Maybe one of the most important books I read this year, just because I feel like Marxists theorizing about metabolism in 2024 should not be stuck only theorizing with the science of 19th century chemists that Marx was reading. Read Liebig and Johnston to better understand Marx, but also consider reading 21st century biochemists so you might be a better materialist and understand how matter functions, moves, and transforms itself in such beautiful and complicated ways! You don't need to be a Foucauldian like Landecker, but Landecker does know how to do close readings of biochemistry very well, so I think she's definitely worth reading, even if you just think in terms of social metabolism alone. Think about all the living organisms on this planet, the matter that they consist of, and how they ingest parts of their environment and other organisms and turn this material into parts of their own bodies, and how all these living organisms are composed of cells and materials transformed and produced by cells and the chemical reactions they make possible, and then ask yourself what it means to be a materialist in the 21st century. That will even enrich your notions of social metabolism, not to speak of metabolism as more than just a metaphor.

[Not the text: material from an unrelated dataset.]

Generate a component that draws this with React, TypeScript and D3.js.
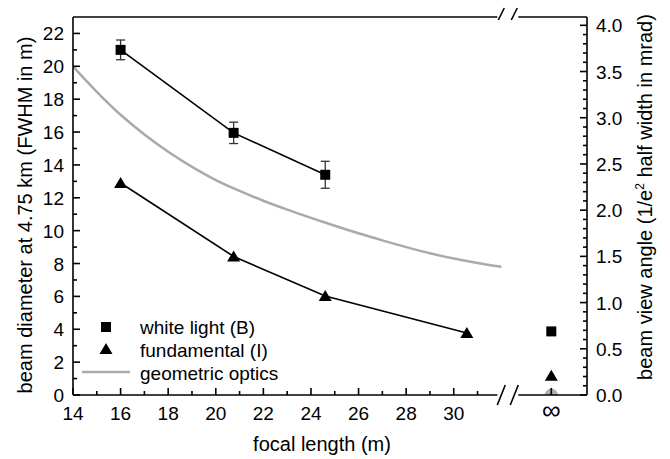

Schwann is only mentioned once in this book, but there is a huge amount on Liebig. But perhaps the most significant thing I encountered in this book, which has become a central part of my own research agenda in bringing the history of energy technologies and infrastructure into dialogue with the history of metabolism as a life science of energy has been my first encounter with ATP synthase in this book!

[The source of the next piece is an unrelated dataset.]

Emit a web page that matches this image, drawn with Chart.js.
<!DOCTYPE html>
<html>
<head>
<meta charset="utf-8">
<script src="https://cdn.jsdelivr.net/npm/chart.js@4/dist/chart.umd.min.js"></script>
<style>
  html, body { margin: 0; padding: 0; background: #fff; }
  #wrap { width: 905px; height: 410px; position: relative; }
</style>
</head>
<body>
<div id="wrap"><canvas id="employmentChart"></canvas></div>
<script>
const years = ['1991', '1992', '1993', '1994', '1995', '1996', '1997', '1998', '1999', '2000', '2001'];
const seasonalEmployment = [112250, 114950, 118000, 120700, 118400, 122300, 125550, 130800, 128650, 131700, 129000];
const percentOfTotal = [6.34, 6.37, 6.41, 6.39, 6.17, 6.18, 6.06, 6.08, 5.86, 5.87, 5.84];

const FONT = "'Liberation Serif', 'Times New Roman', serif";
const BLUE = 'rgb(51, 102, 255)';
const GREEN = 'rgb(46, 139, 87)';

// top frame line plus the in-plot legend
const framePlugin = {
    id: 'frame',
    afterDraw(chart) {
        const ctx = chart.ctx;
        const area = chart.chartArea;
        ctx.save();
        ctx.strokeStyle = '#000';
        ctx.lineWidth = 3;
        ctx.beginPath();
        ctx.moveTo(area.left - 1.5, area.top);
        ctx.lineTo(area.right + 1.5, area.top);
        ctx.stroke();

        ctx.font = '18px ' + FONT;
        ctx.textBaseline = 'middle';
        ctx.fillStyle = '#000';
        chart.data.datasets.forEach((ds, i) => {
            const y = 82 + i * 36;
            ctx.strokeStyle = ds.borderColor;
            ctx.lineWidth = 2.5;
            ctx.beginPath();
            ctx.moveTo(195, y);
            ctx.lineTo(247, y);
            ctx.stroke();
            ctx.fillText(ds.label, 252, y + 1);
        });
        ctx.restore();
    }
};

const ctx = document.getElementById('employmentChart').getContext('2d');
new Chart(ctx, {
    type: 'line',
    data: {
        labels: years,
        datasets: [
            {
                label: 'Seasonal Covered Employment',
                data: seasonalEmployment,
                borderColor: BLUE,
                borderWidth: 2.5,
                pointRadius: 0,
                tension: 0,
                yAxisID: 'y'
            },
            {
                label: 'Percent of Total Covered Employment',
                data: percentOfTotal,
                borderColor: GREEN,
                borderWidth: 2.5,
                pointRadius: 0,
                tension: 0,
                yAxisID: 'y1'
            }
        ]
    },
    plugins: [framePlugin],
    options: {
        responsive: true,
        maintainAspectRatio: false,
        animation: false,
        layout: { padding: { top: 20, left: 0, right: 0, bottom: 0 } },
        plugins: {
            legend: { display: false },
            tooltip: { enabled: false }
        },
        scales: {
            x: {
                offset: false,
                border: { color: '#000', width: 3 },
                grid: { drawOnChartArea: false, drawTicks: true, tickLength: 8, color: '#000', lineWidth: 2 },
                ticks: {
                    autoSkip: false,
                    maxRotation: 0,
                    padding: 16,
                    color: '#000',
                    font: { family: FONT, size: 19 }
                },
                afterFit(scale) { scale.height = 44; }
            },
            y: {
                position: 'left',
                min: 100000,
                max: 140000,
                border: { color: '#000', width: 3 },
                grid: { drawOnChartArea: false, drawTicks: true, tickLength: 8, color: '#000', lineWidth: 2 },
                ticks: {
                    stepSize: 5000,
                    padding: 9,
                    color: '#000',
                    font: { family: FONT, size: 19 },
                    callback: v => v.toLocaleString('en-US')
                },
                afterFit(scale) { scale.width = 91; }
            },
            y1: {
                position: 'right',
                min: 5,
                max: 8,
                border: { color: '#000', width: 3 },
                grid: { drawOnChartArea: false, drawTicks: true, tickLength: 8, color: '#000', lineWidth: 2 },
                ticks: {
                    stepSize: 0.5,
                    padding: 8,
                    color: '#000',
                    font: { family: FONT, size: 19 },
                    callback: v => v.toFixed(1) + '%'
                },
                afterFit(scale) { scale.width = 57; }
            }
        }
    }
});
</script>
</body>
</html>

“Cells need a much more ‘liquid’ source of energy to power the cellular pumps, motors, and enzymes and other components of the never resting cellular machinery. In effect they need a universal and easily exchangeable energy currency. And, across the living world, the main molecule that fulfils this role is adenosine triphosphate (ATP).”
“This proton gradient is in effect a store of potential energy. And in much the same way water can flow downhill through a turbine to convert potential kinetic energy into electricity, protons flow through another protein called ATP synthase (which even turns like a turbine!), resulting in the conversion of ADP and a phosphate ion (Pi) to ATP."
The intro gives a great idea about what this book is about:
“From the simplest bacteria to humans, all living things are composed of cells of one type or another. Amazingly, no matter where on the evolutionary tree they perch, those organisms all have fundamentally the same chemistry. This chemistry must provide mechanisms that allow cells to interact with the external world, a means to power the cell, machinery to carry out all the varied processes, a structure within which everything runs, and of course some sort of governance. Cells, in many ways, are like communities, but controlled and governed through a web of interlocking chemical reactions. Biochemistry is the study of those reactions, the molecules that are created, manipulated, and destroyed as a result of them, and the massive macromolecules (such as DNA, cytoskeletons, proteins, and carbohydrates) that form the chemical machinery and structures on which these biochemical reactions take place.”
That biochemists talk about the chemical and cellular processes of life using the vocabularies of industrial factories fascinates me, and it's hard not to think industrial production through this chemical machinery and cellular infrastructure that biochemists persistently keep talking about.